Conventional polypropylene labels affixed directly to fruit and vegetables have been banned in France and Flanders since the start of this year unless the labels are in part or in totality composed of ‘biosourced’ materials, with the end goal being labels that are home compostable by the consumer by 2025.
Fruit labelling is done more widely in the citrus industry than in deciduous fruit
From a pome fruit point of view labelling has been diminishing, used only for branded marketing, but for the citrus industry, direct labelling remains prominent, especially for fruit in open display. A lot of fruit to the Far East needs to be labelled, as well as fruit for Canada which is labelled with Price Look-Up (PLU) labels for use at checkout.
The Citrus Growers’ Association has advised its growers to abandon all non-compostable stickers from mid-2022 but notes: “We are seeing a divergence in how the EU’s Packaging and Packaging Waste Directive is being implemented across member states.”
For the moment it is still only banned by France and Flanders, with Spain expected to follow suit.

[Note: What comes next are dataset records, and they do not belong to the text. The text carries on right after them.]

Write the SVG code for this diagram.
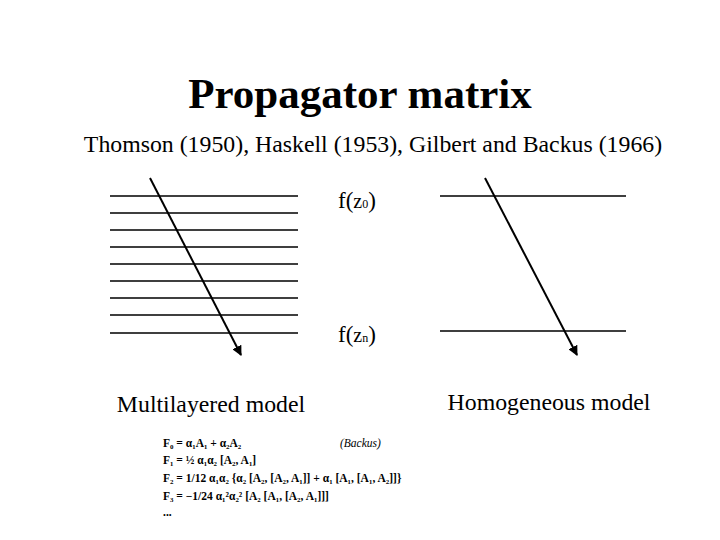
<svg xmlns="http://www.w3.org/2000/svg" width="720" height="540" viewBox="0 0 720 540">
<defs><style>
.t{font-family:"Liberation Serif","Times New Roman",serif;fill:#000}
.l{stroke:#000;stroke-width:1.3}
.a{stroke:#000;stroke-width:2;marker-end:url(#ar)}
.f{font-family:"Liberation Serif",serif;font-size:11.5px;font-weight:bold}
</style>
<marker id="ar" viewBox="0 0 10 10" refX="9" refY="5" markerWidth="5" markerHeight="5" orient="auto"><path d="M0,0L10,5L0,10z"/></marker></defs>
<rect width="720" height="540" fill="#fff"/>
<text class="t" x="360" y="108" font-size="43" font-weight="bold" text-anchor="middle">Propagator matrix</text>
<text class="t" x="373" y="152" font-size="23.8" text-anchor="middle">Thomson (1950), Haskell (1953), Gilbert and Backus (1966)</text>
<g id="multilayer">
<path class="l" d="M110,196H298M110,213H298M110,230H298M110,247H298M110,264H298M110,281H298M110,298H298M110,315H298M110,333H298"/>
</g>
<g id="homogeneous">
<path class="l" d="M440,196H626M440,331H626"/>
</g>
<g id="connectors">
<line class="a" x1="150" y1="178" x2="241" y2="355"/>
<line class="a" x1="485" y1="178" x2="577" y2="355"/>
</g>
<text class="t" x="338" y="208" font-size="23">f(<tspan font-size="20">z</tspan><tspan font-size="12">0</tspan>)</text>
<text class="t" x="338" y="342" font-size="23">f(<tspan font-size="20">z</tspan><tspan font-size="12">n</tspan>)</text>
<text class="t" x="211" y="412" font-size="23.8" text-anchor="middle">Multilayered model</text>
<text class="t" x="549" y="410" font-size="23.8" text-anchor="middle">Homogeneous model</text>
<g class="f">
<text x="163" y="447">F₀ = α₁A₁ + α₂A₂ <tspan x="340" font-style="italic" font-weight="normal">(Backus)</tspan></text>
<text x="163" y="464">F₁ = ½ α₁α₂ [A₂, A₁]</text>
<text x="163" y="482">F₂ = 1/12 α₁α₂ {α₂ [A₂, [A₂, A₁]] + α₁ [A₁, [A₁, A₂]]}</text>
<text x="163" y="500">F₃ = −1/24 α₁²α₂² [A₂ [A₁, [A₂, A₁]]]</text>
<text x="163" y="516">...</text>
</g>
</svg>
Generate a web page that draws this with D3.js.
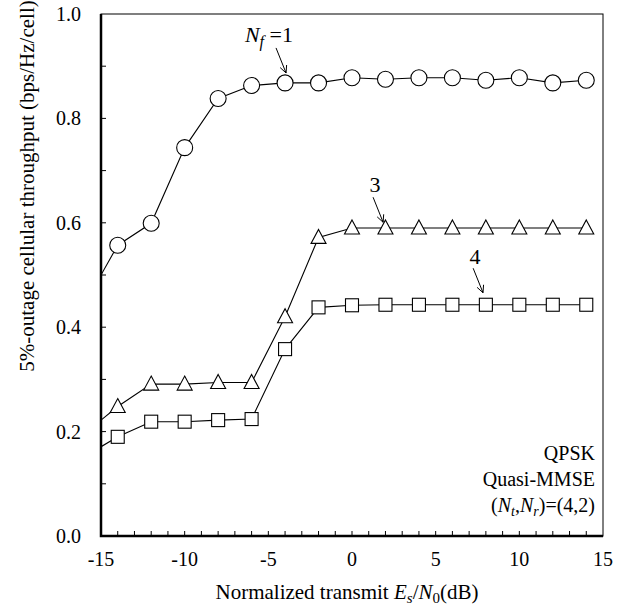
<!doctype html>
<html lang="en">
<head>
<meta charset="utf-8">
<title>5%-outage cellular throughput</title>
<script src="https://d3js.org/d3.v7.min.js"></script>
</head>
<body style="margin:0">
<svg id="main" width="629" height="608"></svg>
<script>
// transmit Es/N0 (dB); the -16 point lies left of the axis and is clipped
let snr = [-16, -14, -12, -10, -8, -6, -4, -2, 0, 2, 4, 6, 8, 10, 12, 14];
let nf1 = [0.443, 0.557, 0.599, 0.744, 0.838, 0.863, 0.868, 0.868, 0.878, 0.875, 0.878, 0.878, 0.873, 0.878, 0.868, 0.873];
let nf3 = [0.196, 0.248, 0.291, 0.291, 0.294, 0.294, 0.42, 0.572, 0.59, 0.59, 0.59, 0.59, 0.59, 0.59, 0.59, 0.59];
let nf4 = [0.152, 0.19, 0.219, 0.219, 0.222, 0.224, 0.358, 0.438, 0.442, 0.443, 0.443, 0.443, 0.443, 0.443, 0.443, 0.443];

let xTicks = [-15, -10, -5, 0, 5, 10, 15];
let yTicks = [0.0, 0.2, 0.4, 0.6, 0.8, 1.0];

let serif = 'Liberation Serif';
let svg = d3.select('#main');
let mLeft = 101, mRight = 603, mTop = 14, mBottom = 536;

let x = d3.scaleLinear().domain([-15, 15]).range([mLeft, mRight]);
let y = d3.scaleLinear().domain([0, 1]).range([mBottom, mTop]);

svg.append('defs').append('clipPath').attr('id', 'plotclip')
  .append('rect').attr('x', mLeft).attr('y', mTop).attr('width', mRight - mLeft).attr('height', mBottom - mTop);

// minor ticks (inward)
let g = svg.append('g');
g.selectAll('.xminor').data(d3.range(-14, 15, 1)).join('line')
  .attr('x1', d => x(d)).attr('x2', d => x(d)).attr('y1', mBottom).attr('y2', mBottom - 5)
  .attr('stroke', '#000').attr('stroke-width', 1);
g.selectAll('.yminor').data(d3.range(0.1, 1.0, 0.1)).join('line')
  .attr('x1', mLeft).attr('x2', mLeft + 5).attr('y1', d => y(d)).attr('y2', d => y(d))
  .attr('stroke', '#000').attr('stroke-width', 1);

// tick labels
svg.selectAll('.xlab').data(xTicks).join('text')
  .style('font-family', serif).attr('font-size', 20).attr('text-anchor', 'middle')
  .attr('x', d => x(d)).attr('y', mBottom + 30).text(d => String(d));
svg.selectAll('.ylab').data(yTicks).join('text')
  .style('font-family', serif).attr('font-size', 20).attr('text-anchor', 'end')
  .attr('x', mLeft - 20).attr('y', d => y(d) + 7).text(d => d.toFixed(1));

// frame
svg.append('rect').attr('x', mLeft).attr('y', mTop).attr('width', mRight - mLeft).attr('height', mBottom - mTop)
  .attr('fill', 'none').attr('stroke', '#000').attr('stroke-width', 1);
svg.append('path').attr('d', `M${mLeft},${mTop} V${mBottom} H${mRight}`)
  .attr('fill', 'none').attr('stroke', '#000').attr('stroke-width', 2.5);

// series
let line = d3.line().x((d, i) => x(snr[i])).y(d => y(d));
let plot = svg.append('g').attr('clip-path', 'url(#plotclip)');
[nf1, nf3, nf4].forEach(s => {
  plot.append('path').datum(s).attr('d', line).attr('fill', 'none').attr('stroke', '#000').attr('stroke-width', 1.1);
});

let pts = (s) => s.map((v, i) => ({ x: snr[i], y: v }));
plot.selectAll('.circ').data(pts(nf1)).join('circle')
  .attr('cx', d => x(d.x)).attr('cy', d => y(d.y)).attr('r', 8)
  .attr('fill', '#fff').attr('stroke', '#000').attr('stroke-width', 1.1);
plot.selectAll('.tri').data(pts(nf3)).join('path')
  .attr('d', d => { let cx = x(d.x), cy = y(d.y); return `M${cx},${cy - 8} L${cx + 7.5},${cy + 6} L${cx - 7.5},${cy + 6}Z`; })
  .attr('fill', '#fff').attr('stroke', '#000').attr('stroke-width', 1.1);
plot.selectAll('.sq').data(pts(nf4)).join('rect')
  .attr('x', d => x(d.x) - 6.5).attr('y', d => y(d.y) - 6.5).attr('width', 13).attr('height', 13)
  .attr('fill', '#fff').attr('stroke', '#000').attr('stroke-width', 1.1);

// annotations: text position, arrow tail, arrow tip (data units)
let annot = [
  { lbl: '1', tx: -6.4, ty: 0.946, ax: -4.54, ay: 0.935, bx: -3.94, by: 0.887 },
  { lbl: '3', tx: 1.38, ty: 0.659, ax: 1.26, ay: 0.649, bx: 1.86, by: 0.601 },
  { lbl: '4', tx: 7.35, ty: 0.521, ax: 7.24, ay: 0.513, bx: 7.83, by: 0.466 }
];
annot.forEach((a, i) => {
  let x1 = x(a.ax), y1 = y(a.ay), x2 = x(a.bx), y2 = y(a.by);
  let ang = Math.atan2(y2 - y1, x2 - x1), h = 8, w = 0.45;
  svg.append('path')
    .attr('d', `M${x1},${y1} L${x2},${y2} M${x2 - h * Math.cos(ang - w)},${y2 - h * Math.sin(ang - w)} L${x2},${y2} L${x2 - h * Math.cos(ang + w)},${y2 - h * Math.sin(ang + w)}`)
    .attr('fill', 'none').attr('stroke', '#000').attr('stroke-width', 1);
  let t = svg.append('text').style('font-family', serif).attr('x', x(a.tx)).attr('y', y(a.ty)).attr('font-size', 22);
  if (i === 0) {
    t.append('tspan').attr('font-style', 'italic').text('N');
    t.append('tspan').attr('font-style', 'italic').attr('font-size', 16).attr('dy', 5).text('f');
    t.append('tspan').attr('dy', -5).text(' =1');
  } else {
    t.attr('text-anchor', 'middle').text(a.lbl);
  }
});

// legend text
svg.append('text').style('font-family', serif).attr('text-anchor', 'end').attr('font-size', 20)
  .attr('x', 595).attr('y', 460).text('QPSK');
svg.append('text').style('font-family', serif).attr('text-anchor', 'end').attr('font-size', 20)
  .attr('x', 595).attr('y', 486).text('Quasi-MMSE');
let l3 = svg.append('text').style('font-family', serif).attr('text-anchor', 'end').attr('font-size', 20)
  .attr('x', 595).attr('y', 512);
l3.append('tspan').text('(');
l3.append('tspan').attr('font-style', 'italic').text('N');
l3.append('tspan').attr('font-style', 'italic').attr('font-size', 14).attr('dy', 4).text('t');
l3.append('tspan').attr('dy', -4).text(',');
l3.append('tspan').attr('font-style', 'italic').text('N');
l3.append('tspan').attr('font-style', 'italic').attr('font-size', 14).attr('dy', 4).text('r');
l3.append('tspan').attr('dy', -4).text(')=(4,2)');

// axis titles
let xt = svg.append('text').style('font-family', serif).attr('x', 347).attr('y', 599)
  .attr('text-anchor', 'middle').attr('font-size', 21);
xt.append('tspan').text('Normalized transmit ');
xt.append('tspan').attr('font-style', 'italic').text('E');
xt.append('tspan').attr('font-style', 'italic').attr('font-size', 15).attr('dy', 4).text('s');
xt.append('tspan').attr('dy', -4).text('/');
xt.append('tspan').attr('font-style', 'italic').text('N');
xt.append('tspan').attr('font-size', 15).attr('dy', 4).text('0');
xt.append('tspan').attr('dy', -4).text('(dB)');

svg.append('text').style('font-family', serif).attr('transform', 'translate(34,186) rotate(-90)')
  .attr('text-anchor', 'middle').attr('font-size', 21).text('5%-outage cellular throughput (bps/Hz/cell)');
</script>
</body>
</html>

Andries Pretorius, managing director of Nelspruit-based compostable fruit label manufacturer Label Pro agrees that there is confusion around how widely this ban on plastic labels is being implemented, as well as on the distinction between industrial compostability and home compostability.
According to the CGA in its newsletter dated 25 February, it appears that more time has been granted to adapt to the more stringent home compostability requirement for labels.

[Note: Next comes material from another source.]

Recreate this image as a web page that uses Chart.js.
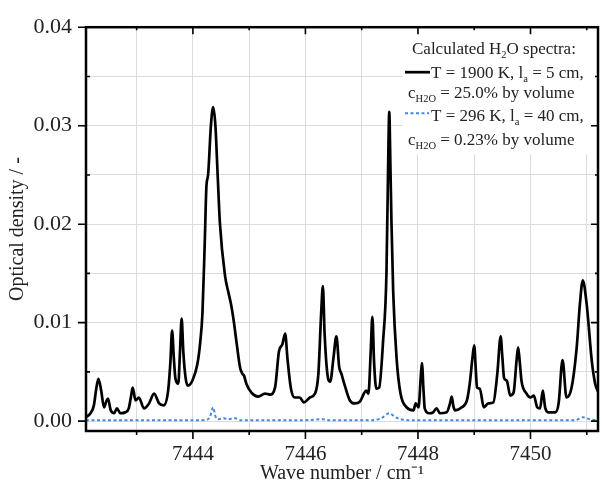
<!DOCTYPE html>
<html>
<head>
<meta charset="utf-8">
<script src="https://cdn.jsdelivr.net/npm/chart.js@4.4.1/dist/chart.umd.min.js"></script>
<style>
  body { margin: 0; background: #fff; }
</style>
</head>
<body>
<canvas id="myChart" width="604" height="486"></canvas>
<script>
// T = 1900 K, la = 5 cm, 25 % H2O
const hotX = [7442.10, 7442.18, 7442.24, 7442.28, 7442.32, 7442.37, 7442.42, 7442.46, 7442.49, 7442.54,
  7442.60, 7442.65, 7442.71, 7442.80, 7442.86, 7442.90, 7442.93, 7442.98, 7443.04, 7443.13,
  7443.22, 7443.31, 7443.40, 7443.48, 7443.56, 7443.60, 7443.63, 7443.66, 7443.69, 7443.74,
  7443.77, 7443.80, 7443.83, 7443.87, 7443.91, 7443.99, 7444.08, 7444.13, 7444.17, 7444.21,
  7444.24, 7444.27, 7444.32, 7444.36, 7444.40, 7444.44, 7444.48, 7444.57, 7444.63, 7444.68,
  7444.72, 7444.78, 7444.84, 7444.88, 7444.91, 7444.95, 7445.04, 7445.16, 7445.28, 7445.37,
  7445.46, 7445.53, 7445.59, 7445.64, 7445.68, 7445.74, 7445.81, 7445.90, 7445.97, 7446.08,
  7446.17, 7446.23, 7446.28, 7446.31, 7446.34, 7446.39, 7446.44, 7446.50, 7446.55, 7446.60,
  7446.64, 7446.70, 7446.79, 7446.88, 7446.97, 7447.08, 7447.12, 7447.16, 7447.19, 7447.22,
  7447.26, 7447.31, 7447.38, 7447.44, 7447.47, 7447.49, 7447.51, 7447.53, 7447.56, 7447.62,
  7447.69, 7447.80, 7447.92, 7447.96, 7448.01, 7448.05, 7448.07, 7448.10, 7448.12, 7448.20,
  7448.27, 7448.33, 7448.39, 7448.51, 7448.57, 7448.60, 7448.63, 7448.66, 7448.78, 7448.87,
  7448.92, 7448.97, 7449.00, 7449.03, 7449.05, 7449.10, 7449.17, 7449.25, 7449.34, 7449.41,
  7449.47, 7449.50, 7449.53, 7449.58, 7449.64, 7449.70, 7449.75, 7449.78, 7449.81, 7449.84,
  7449.93, 7450.00, 7450.06, 7450.12, 7450.17, 7450.22, 7450.26, 7450.32, 7450.44, 7450.50,
  7450.57, 7450.64, 7450.73, 7450.82, 7450.88, 7450.93, 7451.00, 7451.09, 7451.15, 7451.20];
const hotY = [0.0004, 0.0008, 0.0016, 0.0032, 0.0043, 0.0031, 0.0014, 0.0020, 0.0023, 0.0011,
  0.0008, 0.0013, 0.0008, 0.0009, 0.0013, 0.0025, 0.0034, 0.0021, 0.0024, 0.0013,
  0.0018, 0.0028, 0.0018, 0.0016, 0.0031, 0.0060, 0.0092, 0.0065, 0.0043, 0.0038,
  0.0070, 0.0104, 0.0070, 0.0044, 0.0036, 0.0041, 0.0058, 0.0080, 0.0110, 0.0180,
  0.0238, 0.0250, 0.0300, 0.0319, 0.0300, 0.0250, 0.0201, 0.0148, 0.0131, 0.0118,
  0.0104, 0.0078, 0.0054, 0.0048, 0.0046, 0.0038, 0.0029, 0.0025, 0.0028, 0.0027,
  0.0034, 0.0071, 0.0078, 0.0089, 0.0064, 0.0034, 0.0024, 0.0024, 0.0019, 0.0024,
  0.0028, 0.0048, 0.0110, 0.0137, 0.0090, 0.0048, 0.0040, 0.0065, 0.0086, 0.0055,
  0.0048, 0.0036, 0.0021, 0.0018, 0.0020, 0.0031, 0.0028, 0.0070, 0.0106, 0.0060,
  0.0033, 0.0034, 0.0081, 0.0150, 0.0260, 0.0314, 0.0260, 0.0200, 0.0131, 0.0064,
  0.0028, 0.0014, 0.0011, 0.0018, 0.0014, 0.0045, 0.0059, 0.0030, 0.0013, 0.0008,
  0.0009, 0.0013, 0.0008, 0.0009, 0.0018, 0.0025, 0.0015, 0.0011, 0.0014, 0.0021,
  0.0038, 0.0065, 0.0077, 0.0050, 0.0034, 0.0033, 0.0014, 0.0018, 0.0019, 0.0048,
  0.0086, 0.0065, 0.0044, 0.0041, 0.0026, 0.0029, 0.0060, 0.0075, 0.0060, 0.0041,
  0.0028, 0.0024, 0.0026, 0.0014, 0.0013, 0.0031, 0.0014, 0.0009, 0.0009, 0.0018,
  0.0062, 0.0024, 0.0034, 0.0074, 0.0120, 0.0143, 0.0118, 0.0061, 0.0038, 0.0030];

// T = 296 K, la = 40 cm, 0.23 % H2O
const coldX = [7442.10, 7444.20, 7444.30, 7444.36, 7444.40, 7444.45, 7444.55, 7444.62, 7444.75, 7444.85,
  7446.00, 7446.30, 7446.40, 7447.20, 7447.35, 7447.49, 7447.60, 7447.70, 7447.80, 7450.80,
  7450.93, 7451.05, 7451.20];
const coldY = [0.0001, 0.0001, 0.0004, 0.0014, 0.0005, 0.0002, 0.0003, 0.0002, 0.0003, 0.0001,
  0.0001, 0.0002, 0.0001, 0.0001, 0.0003, 0.0008, 0.0004, 0.0002, 0.0001, 0.0001,
  0.0004, 0.0002, 0.0001];

const xTicks = [7443, 7444, 7445, 7446, 7447, 7448, 7449, 7450, 7451];
const xLabels = [7444, 7446, 7448, 7450];
const yTicks = [0, 0.005, 0.01, 0.015, 0.02, 0.025, 0.03, 0.035, 0.04];
const yLabels = [0, 0.01, 0.02, 0.03, 0.04];

const serif = "'Liberation Serif', 'Times New Roman', serif";
const isIn = (list, v) => list.some(l => Math.abs(l - v) < 1e-9);

function toPoints(xs, ys) {
  return xs.map((x, i) => ({ x: x, y: ys[i] }));
}

// text with subscripts: parts = [[text, isSub], ...]
function drawRich(ctx, parts, x, y, size) {
  parts.forEach(p => {
    const sub = p[1];
    ctx.font = (sub ? size * 0.62 : size) + 'px ' + serif;
    ctx.fillText(p[0], x, y + (sub ? size * 0.24 : 0));
    x += ctx.measureText(p[0]).width;
  });
}

const legendBox = {
  id: 'legendBox',
  afterDatasetsDraw(chart) {
    const { ctx, chartArea: a } = chart;
    const hot = chart.data.datasets[0];
    const cold = chart.data.datasets[1];
    const left = a.right - 195;
    ctx.save();
    ctx.fillStyle = '#fff';
    ctx.fillRect(left, a.top, 195, 127);
    ctx.fillStyle = '#222';
    ctx.textBaseline = 'alphabetic';
    const fs = 17;
    drawRich(ctx, [['Calculated H', false], ['2', true], ['O spectra:', false]], left + 9, a.top + 27, fs);

    ctx.strokeStyle = hot.borderColor;
    ctx.lineWidth = hot.borderWidth;
    ctx.beginPath();
    ctx.moveTo(left + 2, a.top + 45);
    ctx.lineTo(left + 27, a.top + 45);
    ctx.stroke();
    drawRich(ctx, [['T = 1900 K, l', false], ['a', true], [' = 5 cm,', false]], left + 28, a.top + 51, fs);
    drawRich(ctx, [['c', false], ['H2O', true], [' = 25.0% by volume', false]], left + 5, a.top + 71, fs);

    ctx.strokeStyle = cold.borderColor;
    ctx.lineWidth = cold.borderWidth;
    ctx.setLineDash(cold.borderDash);
    ctx.beginPath();
    ctx.moveTo(left + 2, a.top + 86);
    ctx.lineTo(left + 26, a.top + 86);
    ctx.stroke();
    ctx.setLineDash([]);
    drawRich(ctx, [['T = 296 K, l', false], ['a', true], [' = 40 cm,', false]], left + 28, a.top + 94, fs);
    drawRich(ctx, [['c', false], ['H2O', true], [' = 0.23% by volume', false]], left + 5, a.top + 118, fs);
    ctx.restore();
  }
};

const frame = {
  id: 'frame',
  afterDraw(chart) {
    const { ctx, chartArea: a, scales: { x, y } } = chart;
    ctx.save();
    ctx.strokeStyle = '#000';
    ctx.lineWidth = 1.6;
    ctx.beginPath();
    xTicks.forEach(v => {
      const px = x.getPixelForValue(v);
      const major = isIn(xLabels, v);
      ctx.moveTo(px, a.bottom);
      ctx.lineTo(px, a.bottom + (major ? 8 : 4));
      ctx.moveTo(px, a.top);
      ctx.lineTo(px, a.top + (major ? 7 : 3));
    });
    yTicks.forEach(v => {
      const py = y.getPixelForValue(v);
      const major = isIn(yLabels, v);
      ctx.moveTo(a.left, py);
      ctx.lineTo(major ? a.left - 8 : a.left + 4, py);
      ctx.moveTo(a.right, py);
      ctx.lineTo(a.right - (major ? 7 : 3), py);
    });
    ctx.stroke();
    ctx.lineWidth = 2.5;
    ctx.strokeRect(a.left, a.top, a.right - a.left, a.bottom - a.top);
    ctx.restore();
  }
};

const ctx = document.getElementById('myChart').getContext('2d');

new Chart(ctx, {
  type: 'line',
  data: {
    datasets: [{
      label: 'T = 1900 K',
      data: toPoints(hotX, hotY),
      borderColor: '#000',
      borderWidth: 2.7,
      pointRadius: 0,
      cubicInterpolationMode: 'monotone',
      fill: false
    }, {
      label: 'T = 296 K',
      data: toPoints(coldX, coldY),
      borderColor: 'rgb(70, 135, 225)',
      borderWidth: 2,
      borderDash: [3, 2.5],
      pointRadius: 0,
      cubicInterpolationMode: 'monotone',
      fill: false
    }]
  },
  options: {
    responsive: false,
    animation: false,
    layout: { padding: { top: 22, right: 6, left: 0, bottom: 0 } },
    plugins: {
      legend: { display: false },
      tooltip: { enabled: false }
    },
    scales: {
      x: {
        type: 'linear',
        min: 7442.1,
        max: 7451.2,
        afterBuildTicks: s => { s.ticks = xTicks.map(v => ({ value: v })); },
        afterFit: s => { s.height = 55; },
        grid: { color: '#dcdcdc', lineWidth: 1, drawTicks: false },
        border: { display: false },
        ticks: {
          autoSkip: false,
          maxRotation: 0,
          padding: 11,
          color: '#222',
          font: { family: serif, size: 21 },
          callback: v => isIn(xLabels, v) ? String(v) : ''
        },
        title: {
          display: true,
          text: 'Wave number / cm\u207B\u00B9',
          color: '#222',
          font: { family: serif, size: 20 },
          padding: { top: 0, bottom: 0 }
        }
      },
      y: {
        type: 'linear',
        min: -0.001,
        max: 0.04,
        afterBuildTicks: s => { s.ticks = yTicks.map(v => ({ value: v })); },
        afterFit: s => { s.width = 86; },
        grid: { color: '#dcdcdc', lineWidth: 1, drawTicks: false },
        border: { display: false },
        ticks: {
          padding: 14,
          color: '#222',
          font: { family: serif, size: 22 },
          callback: v => isIn(yLabels, v) ? v.toFixed(2) : ''
        },
        title: {
          display: true,
          text: 'Optical density / -',
          color: '#222',
          font: { family: serif, size: 20 },
          padding: { top: 6, bottom: 0 }
        }
      }
    }
  },
  plugins: [legendBox, frame]
});
</script>
</body>
</html>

Strong uptake of compostable labels
Andries, and others in the packaging industry contacted by FreshPlaza, are sceptical about some exporters' claims that they have a dispensation to still supply plastic fruit labels into states that have now prohibited it.
Label Pro has been supplying compostable labels for five years to some of the biggest names in the citrus industry. As a commitment to the environment and responsible production Label Pro are FSC COC certified (SGSCH-COC-600019); this means using FSC paper whenever possible for production.
“During this past season, we converted 300 million fruit labels on Bio-Label© material, which is the equivalent of 150km2 of material which has replaced the equivalent in unrecyclable polypropylene material. The citrus season is rolling around and we’re seeing a fairly strong uptake from certain exporters on moving the substrate over to compostable, which is the right thing to do in any case.”
Adhesive holds back home compostability
He explains that a label consists of three parts: its adhesive, a substrate and then the ink (which makes up less than 4% of the label).
“Currently the adhesive of the label is what is holding it back from being a home compostable material,” he says. “The top sheet already satisfies the criteria for home compostability, as per TÜV standards.”
The CGA noted in late February: “We recently learnt that this law was slightly adjusted to allow for a standard food grade adhesive, so the adhesive section of the label does not have to meet composting standards for the French Market, as this is rather difficult to achieve.”
Trials by companies such as Avery Dennison are currently underway to achieve home compostability of the adhesive which he’s sure will be achieved within the next 12 to 18 months.
First recycling of tonnes of siliconized liner
Andries adds that there is an often overlooked by-product associated with labelling, and that is the liner on which the labels are presented to the customer.
“This liner has until now not been recyclable in South Africa due to its siliconized coating, but we are proud to have just completed the first season of a new liner recycling project. We managed to retrieve around 10 tonnes of liner from our customers, which are now in the process of being recycled locally.”
It's a first in South Africa, he remarks, and aside from helping packhouses to dispose of the waste associated with packaging, they can claim points for the recycling in their Siza environmental audit.
Recycling label liners which were previously discarded by packhouses
He believes that labelling across the industry has been largely ignored until now and he foresees challenging times ahead.
“There’s also a lot of people worrying about the cost – a compostable label costs roughly twice what a polypropylene label cost. At the moment we’re ok in terms of raw materials for the production of the labels, but we foresee later on in the year there will be supply constraints as a result of the unrest in Europe and shipping around the world remains a very complicated affair.”